Frankreich wurde sowohl in deutschen wie auch in britischen Karikaturen über lange Zeit als Störenfried oder Bedrohung für Europa dargestellt, bis diese Rolle – auch in den britischen Karikaturen – in den 1980er-Jahren an Großbritannien überging. Jones hebt die große Dominanz von europakritischen Karikaturen in beiden Ländern seit den 1920er-Jahren hervor. Europa wurde mit überraschender Kontinuität als „bedroht, schwach, chaotisch und stagnierend“ dargestellt (S. 312) – eine negative Haltung, die sich nicht allein aus der kritischen Grunddisposition von Karikaturen erklären lässt. Auf der anderen Seite wurde Europa auch vertrauter, was sich in der sinkenden Zahl von Zeichnungen niederschlug, die europäische Themen in spezifisch national-kulturellen Bildsettings präsentierten. Eine solche „‚Domestizierung’ der Europa-Themen“ (S. 315) sei in den 1990er-Jahren nicht mehr notwendig gewesen.
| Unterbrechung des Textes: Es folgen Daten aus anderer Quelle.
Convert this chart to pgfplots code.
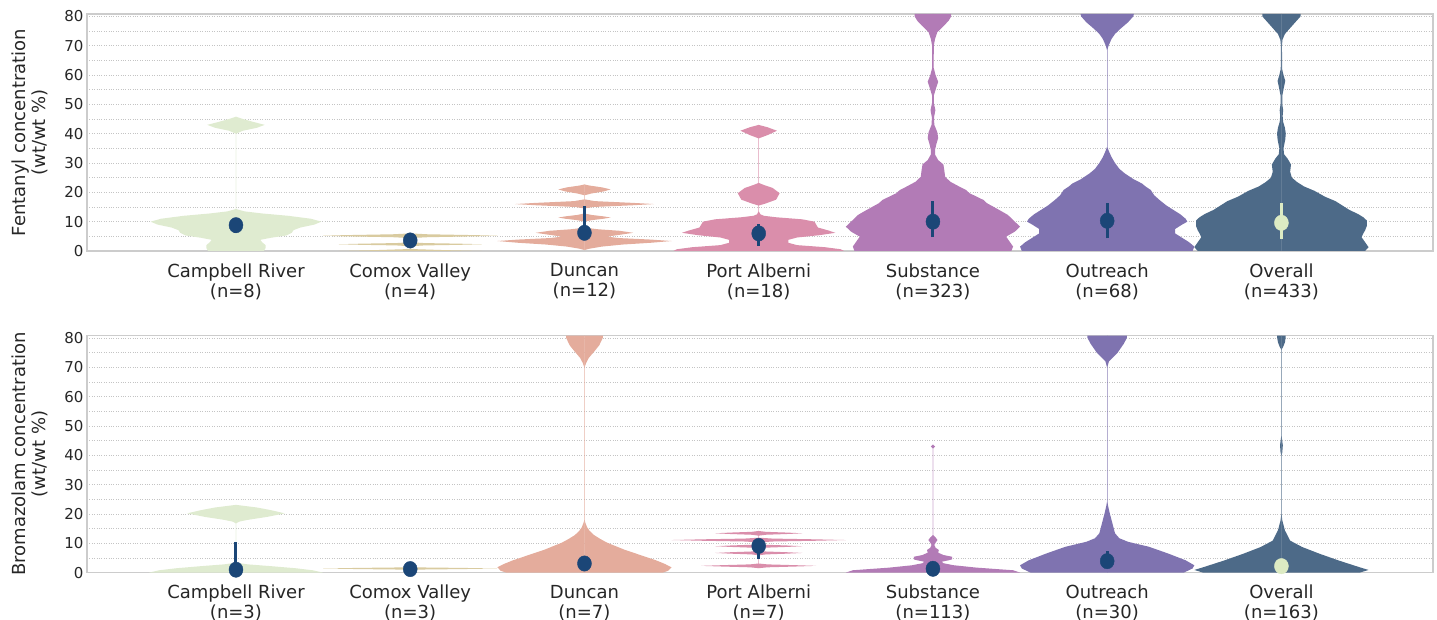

Insgesamt, so fasst die Autorin zusammen, zeigen die Karikaturen die Existenz einer europäischen Öffentlichkeit auf. In beiden Ländern lag bereits im ersten Untersuchungszeitraum ein ausgeprägtes Europabewusstein vor, das sich in den 1950er-Jahren weiter ausdifferenzierte. In der Bundesrepublik und in Großbritannien bildete sich in diesem Zeitraum jeweils auch ein ambivalentes europäisches Selbstverständnis heraus, welches im dritten Untersuchungszeitraum komplexere Formen annahm. Eine Europaidentifikation fand in keinem der drei Untersuchungszeiträume statt. Der Prozess der europäischen Einigung wurde von den Zeichnern stets kritisch begleitet, selbst wenn er grundsätzlich bejaht wurde. Auch wenn dieses Ergebnis kaum überrascht, so verdeutlicht Priska Jones’ Arbeit doch in gelungener Weise die Möglichkeiten, die Karikaturen bei der Erforschung mentalitätsgeschichtlicher Fragestellungen bieten. Das Buch kann daher allen empfohlen werden, die sich für die Geschichte der europäischen Einigung oder für Visual History im weiteren Sinne interessieren.